No functorch transforms active — we take the C++ super().apply() path
GradMode is enabled — so is_executable = True, the autograd graph is built
Profiler is off — skip profiler input shape recording
JIT tracing is not active — _trace_pre_record / _trace_post_record are noops
dummy has requires_grad=True — it was created with torch.empty((0,), requires_grad=True) on line 1615, so any_variable_requires_grad returns True
_checkpoint_hook is NOT yet active — this .apply() call is before the with _checkpoint_hook(new_frame) block (line 1623). So SavedTensorDefaultHooks::is_enabled() returns False at this point (the checkpoint's pack/unpack hooks aren't installed yet for this apply call).
args contains a mix of tensors and non-tensors (kwargs is a dict, *args are the original user function args)

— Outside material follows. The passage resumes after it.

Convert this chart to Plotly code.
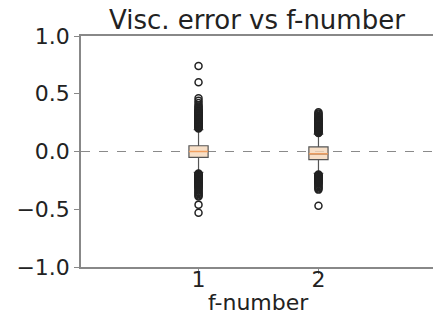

Step 1: Python `Function.apply` (`torch/autograd/function.py:581`)

@classmethod
def apply(cls, *args, **kwargs):

Called as _NoopSaveInputs.apply(dummy, kwargs, *args). No **kwargs are passed to .apply() itself, so kwargs={} in the apply signature (not to be confused with the kwargs positional arg).

1a. _is_setup_context_defined(cls.setup_context) → True

_NoopSaveInputs overrides setup_context (line 801), so it's not the base _SingleLevelFunction.setup_context.

1b. bind_default_args(cls.forward, *args, **kwargs) is called.

This binds the positional args (dummy, kwargs, *args) to forward's signature: def forward(*args).
Result: args = (dummy, kwargs, arg0, arg1, ...)

1c. torch._C._are_functorch_transforms_active() → False (assumption 1)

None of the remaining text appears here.